Dans son atelier dans la forêt, après s’être consacrée un temps au tissage, Dominique Bailly décide de travailler avec la nature qui l’environne, réservoir inépuisable de formes et de matériaux. C’est un tournant décisif dans son œuvre, qui sera désormais entièrement consacrée à la relation avec l’environnement naturel. Elle réalise d’abord des structures légères, qui prennent la forme d’architectures végétales de plus en plus construites. En 1987, une tempête endommage gravement la forêt de Quénécan.

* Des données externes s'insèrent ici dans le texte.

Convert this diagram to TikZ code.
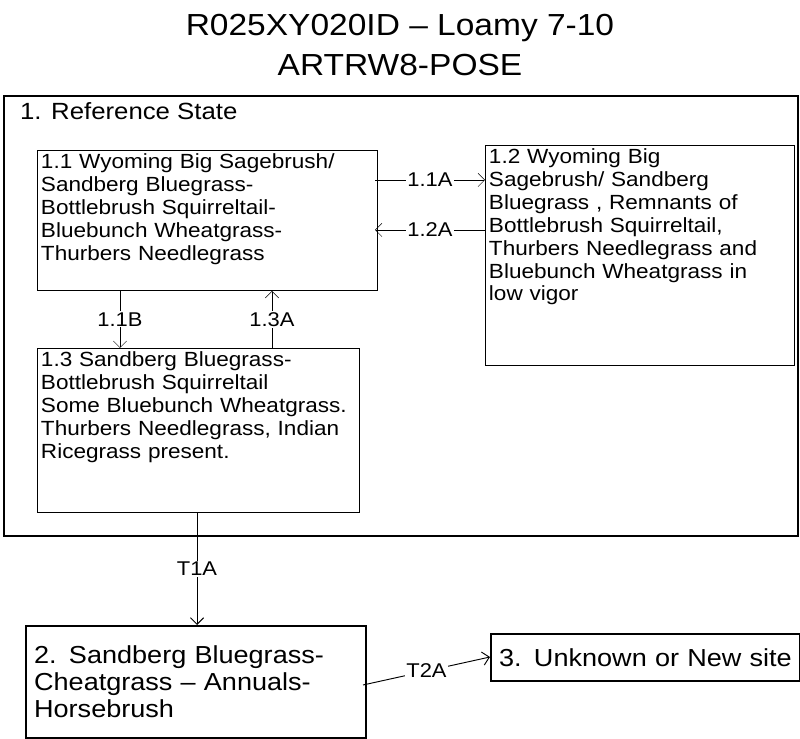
\documentclass[tikz,border=0pt]{standalone}
\usepackage{fontspec}
\setmainfont[FakeStretch=1.1]{Liberation Sans}
\usetikzlibrary{positioning,arrows.meta}
\newcommand{\topbox}[2]{\begin{minipage}[t][#1][t]{\hsize}\raggedright\hyphenpenalty=10000 #2\end{minipage}}
\begin{document}
\begin{tikzpicture}[x=0.03cm,y=-0.03cm,
    >={Straight Barb[length=2mm]},
    % Styles
    state/.style={% thin state boxes
        rectangle, draw, thick, anchor=north west,
        inner xsep=3pt, inner ysep=3pt,
        font=\fontsize{17.5}{19.5}\selectfont,
        },
    bigstate/.style={% thick state boxes
        rectangle, draw, line width=1.6pt, anchor=north west,
        align=left, inner xsep=7pt, inner ysep=4pt,
        font=\fontsize{21}{23}\selectfont,
        },
    lbl/.style={% arrow labels
        fill=white, inner sep=1pt,
        font=\fontsize{17}{18}\selectfont,
        },
    ]
\useasboundingbox (0,0) rectangle (800,739);

% Title
\node[font=\fontsize{26}{34}\selectfont, align=center] (title) at (400,45)
    {R025XY020ID -- Loamy 7-10\\ARTRW8-POSE};

% Reference state
\node[draw, line width=1.8pt, minimum width=794*0.03cm, minimum height=440*0.03cm,
      anchor=north west] (ref) at (3,95) {};
\node[anchor=north west, font=\fontsize{20}{22}\selectfont] (reftitle) at (16,98) {1. Reference State};

\node[state, text width=333*0.03cm] (s11) at (37,150)
    {\topbox{\dimexpr4.2cm-6pt}{1.1 Wyoming Big Sagebrush/\\Sandberg Bluegrass-\\Bottlebrush Squirreltail-\\Bluebunch Wheatgrass-\\Thurbers Needlegrass}};
\node[state, text width=302*0.03cm] (s12) at (485,145)
    {\topbox{\dimexpr6.6cm-6pt}{1.2 Wyoming Big\\Sagebrush/ Sandberg\\Bluegrass , Remnants of\\Bottlebrush Squirreltail,\\Thurbers Needlegrass and\\Bluebunch Wheatgrass in\\low vigor}};
\node[state, text width=315*0.03cm] (s13) at (37,348)
    {\topbox{\dimexpr4.92cm-6pt}{1.3 Sandberg Bluegrass-\\Bottlebrush Squirreltail\\Some Bluebunch Wheatgrass.\\Thurbers Needlegrass, Indian\\Ricegrass present.}};

\coordinate (a1) at (375,180);
\coordinate (b1) at (485,180);
\coordinate (a2) at (485,230);
\coordinate (b2) at (375,230);
\draw[->] (a1) -- node[lbl] {1.1A} (b1);
\draw[->] (a2) -- node[lbl] {1.2A} (b2);
\draw[->] (s11.south -| 120,0) -- node[lbl] {1.1B} (s13.north -| 120,0);
\draw[->] (s13.north -| 272,0) -- node[lbl] {1.3A} (s11.south -| 272,0);

% Other states
\node[bigstate, text width=324*0.03cm, minimum height=112*0.03cm] (s2) at (25,625)
    {2. Sandberg Bluegrass-\\Cheatgrass -- Annuals-\\Horsebrush};
\node[bigstate, text width=293*0.03cm, minimum height=47*0.03cm] (s3) at (490,633)
    {3. Unknown or New site};

\draw[->, thick] (s13.south -| 197,0) -- node[lbl] {T1A} (s2.north -| 197,0);
\coordinate (t2a) at (363,685);
\coordinate (t2b) at (490,657);
\draw[->, thick] (t2a) -- node[lbl] {T2A} (t2b);
\end{tikzpicture}
\end{document}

« L’artiste témoigne de la violente empathie qu’elle a éprouvé pour les arbres centenaires soudainement abattus, qu’elle appelle « les grands guerriers », émotion à laquelle il est permis de penser qu’une certaine fascination, semblable à celle qu’elle éprouvera pour les forces telluriques, s’est sans doute mêlée. (…) L’articulation du tronc et des branches maîtresses des grands hêtres est marquée par un épais renflement. Quand la branche est emportée par la tempête, c’est là que l’arrachement le plus souvent se produit. (…) Dans la déchirure se sont amassés la terre et les débris végétaux, qu’elle enlève avec soin, à la brosse, ainsi que tout le matériau trop mou pour une prise d’empreinte, un peu à la façon dont les archéologues nettoient un relief avant d’en faire un relevé par moulage. L’opération de nettoyage sera désormais une constante de son travail.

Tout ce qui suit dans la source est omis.